Deriving the partial fraction decomposition of a hypergeometric function

Question

I am studying a research paper and I don't understand how to derive a partial fraction representation of algebraic expressions whose image I am posting here.

Démonstration

On écrit $$R_n(t)(t+j)^a =F(t)^3\times G(t)^3 \times H(t)^{a-6} \times I(t)$$ ou $I(t)=t+\frac{n}{2}$ et $$ F(t)=\frac{(t-n)_n}{(t)_{n+1}}(t+j), \quad G(t)=\frac{(t+n+1)_n}{(t)_{n+1}}(t+j), \quad H(t)=\frac{n!}{(t)_{n+1}}(t+j). $$ Décomposons $F(t), G(t)$, et $H(t)$ en fractions partielles :$$ F(t)=1+\sum_{p=0\\p\neq j}^n\frac{j-p}{t+p}f_p, \quad G(t)=1+\sum_{p=0\\p\neq j}^n\frac{j-p}{t+p}g_p, \quad H(t)=\sum_{p=0\\p\neq j}^n\frac{j-p}{t+p}h_p, \quad $$

Can someone please derive one of the $F(t)$ , $G(t)$ and $H(t)$ and tell a reference for studying more about how to obtain such representation.
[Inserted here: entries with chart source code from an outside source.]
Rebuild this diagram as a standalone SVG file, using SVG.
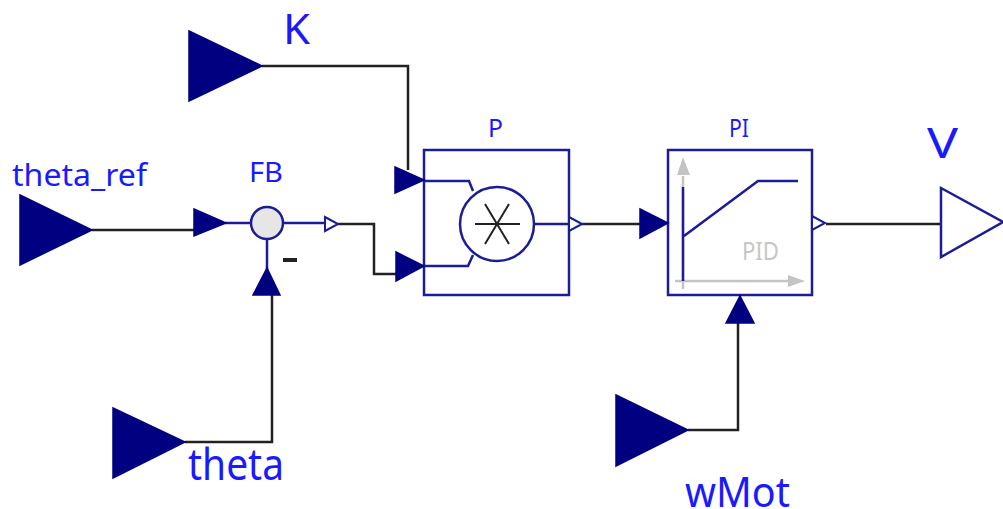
<svg xmlns="http://www.w3.org/2000/svg" width="1003" height="509" viewBox="0 0 1003 509">
<style>
.w{fill:none;stroke:#222;stroke-width:2.500}
.b{fill:none;stroke:#1c1c96;stroke-width:2.500}
.t{fill:#000080;stroke:#000080;stroke-width:1.500;stroke-linejoin:miter}
.o{fill:#fff;stroke:#1c1c96;stroke-width:2.500}
.s{stroke-width:2}
.g{fill:none;stroke:#c4c4c4;stroke-width:2.500}
.gf{fill:#c4c4c4}
text{font-family:"Noto Sans","Open Sans",sans-serif;fill:#1a1aff}
</style>
<rect width="1003" height="509" fill="#fff"/>
<g id="connectors">
<path class="w" d="M92 230H194"/>
<path class="w" d="M262 66H408V170"/>
<path class="w" d="M338 224H374V274H396"/>
<path class="w" d="M185 442H272V294"/>
<path class="w" d="M582 224H640"/>
<path class="w" d="M688 430H738V322"/>
<path class="w" d="M826 224H941"/>
</g>
<g id="K"><polygon class="t" points="189,31 262,66 189,101"/><text x="283" y="44" font-size="42" textLength="27" lengthAdjust="spacingAndGlyphs">K</text></g>
<g id="theta_ref"><polygon class="t" points="20,195 92,230 20,265"/><text x="12" y="186" font-size="30" textLength="135" lengthAdjust="spacingAndGlyphs">theta_ref</text></g>
<g id="theta"><polygon class="t" points="113,408 185,442 113,478"/><text x="188" y="480" font-size="43" textLength="96" lengthAdjust="spacingAndGlyphs">theta</text></g>
<g id="wMot"><polygon class="t" points="616,395 688,430 616,466"/><text x="685" y="507" font-size="42" textLength="105" lengthAdjust="spacingAndGlyphs">wMot</text></g>
<g id="V"><polygon class="o" points="941,188 1003,222 941,257"/><text x="927" y="158" font-size="42" textLength="31" lengthAdjust="spacingAndGlyphs">V</text></g>
<g id="FB">
<path class="b" d="M225 223H251M283 223H325M267 239V270"/>
<polygon class="t" points="194,209 226,223 194,236"/>
<circle cx="267" cy="223" r="16" fill="#e6e6e6" stroke="#1c1c96" stroke-width="2.500"/>
<polygon class="t" points="253,295 267,268 280,295"/>
<polygon class="o s" points="325,217 338,224 325,231"/>
<rect x="283" y="258" width="14" height="4" fill="#222"/>
<text x="249" y="182" font-size="28" textLength="34" lengthAdjust="spacingAndGlyphs">FB</text>
</g>
<g id="P">
<rect class="o" x="424" y="150" width="145" height="145"/>
<path class="b" d="M424 181H469L473 191M424 266H468L473 255M534 224H569"/>
<polygon class="t" points="395,167 424,180 395,193"/>
<polygon class="t" points="396,252 424,266 396,281"/>
<circle cx="497" cy="224" r="37" class="o"/>
<path d="M475 224H520M485 204L509 244M509 204L485 244" fill="none" stroke="#222" stroke-width="2"/>
<polygon class="o s" points="569,217 582,224 569,231"/>
<text x="488" y="137" font-size="25" textLength="15" lengthAdjust="spacingAndGlyphs">P</text>
</g>
<g id="PI">
<rect class="o" x="668" y="150" width="144" height="145"/>
<path class="g" d="M683 176V289M675 281H790"/>
<polygon class="gf" points="683,157 690,175 677,175"/>
<polygon class="gf" points="805,281 788,275 788,287"/>
<path class="b" d="M683 187V281M684 236L758 181H798"/>
<text x="742" y="260" font-size="25" textLength="37" lengthAdjust="spacingAndGlyphs" style="fill:#c6c6c6">PID</text>
<polygon class="t" points="640,209 668,223 640,238"/>
<polygon class="t" points="726,323 740,296 754,323"/>
<polygon class="o s" points="812,216 825,223 812,230"/>
<text x="729" y="137" font-size="25" textLength="20" lengthAdjust="spacingAndGlyphs">PI</text>
</g>
</svg>
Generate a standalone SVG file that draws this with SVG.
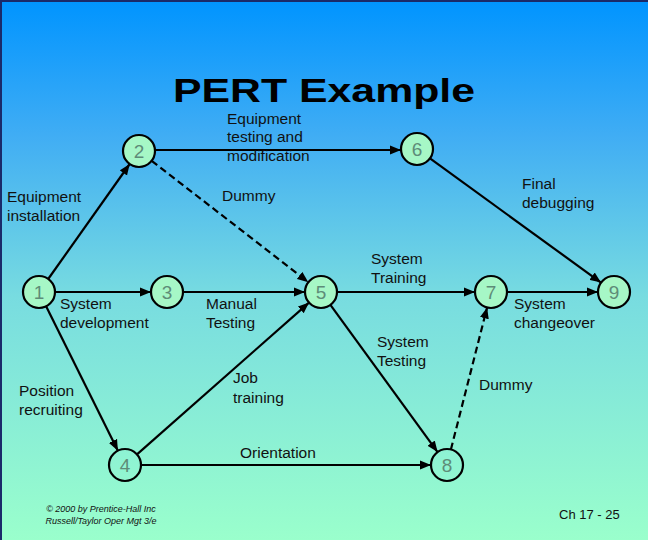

I will be really thankful for the help.

Edit 1

Answer 1

Here we derive the partial fraction decomposition of $F(t)$. The other functions can be transformed similarly.

We have \begin{align*} F(t)&=\frac{(t-n)_n}{(t)_{n+1}}(t+j)\\ &=\frac{(t-1)(t-2)\cdots(t-n)}{t(t+1)\cdots(t+n)}(t+j)\\ &=\color{blue}{\frac{\prod_{k=1}^n(t-k)}{\prod_{l=0}^n(t+l)}(t+j)=\sum_{{q=0}\atop{q\ne j}}^n\frac{\alpha_q}{t+q}}\tag{1} \end{align*}

We see the left-hand side of (1) is a rational function in $t$ with denominator $\prod_{{l=0}\atop{t\ne j}}^n(t+l)$ which is a polynomial of degree $n$ with simple zeros at integral values $0\leq p\leq n$, $p\ne j$.

We write the left-hand side in (1) as partial fraction decomposition with unknown constants $\alpha_q$, $0\leq q\leq n$, $q\ne j$.

We determine the unknown constants $\alpha_q$ as follows. We consider $0\leq p\leq n$, $p\ne j$ and multiply (1) with $t+p$. We obtain \begin{align*} \frac{\prod_{k=1}^n(t-k)}{\prod_{{l=0}\atop{t\ne p}}^n(t+l)}(t+j)=\sum_{{q=0}\atop{q\ne j, q\ne p}}^n\frac{\alpha_q}{t+q}(t+p)+\alpha_p\tag{2} \end{align*}

Note the summand $\alpha_p$ is separated from the sum of the right-hand side, since this is the term where $t+p$ cancels.

We evaluate (2) at $t=-p$ and obtain \begin{align*} \frac{\prod_{k=1}^n(-p-k)}{\prod_{{l=0}\atop{l\ne p}}^n(-p+l)}(-p+j)=\alpha_p\tag{3} \end{align*}

Since the numerator at the left-hand side of (3) is \begin{align*} \prod_{k=1}^n(-p-k)=(-p-1)(-p-2)\cdots(-p-n)=(-p-n)_{n}\tag{4} \end{align*} we obtain from (1), (3) and (4) \begin{align*} \frac{\prod_{k=1}^n(t-k)}{\prod_{l=0}^n(t+l)}(t+j)&=\sum_{{p=0}\atop{p\ne j}}^n\frac{\alpha_p}{t+p}\\ &=\sum_{{p=0}\atop{p\ne j}}^n\frac{j-p}{t+p}\cdot\underbrace{\frac{(-p-n)_{n}}{\prod_{{l=0}\atop{l\ne p}}^n(-p+l)}}_{f_p} \end{align*} and the claim follows.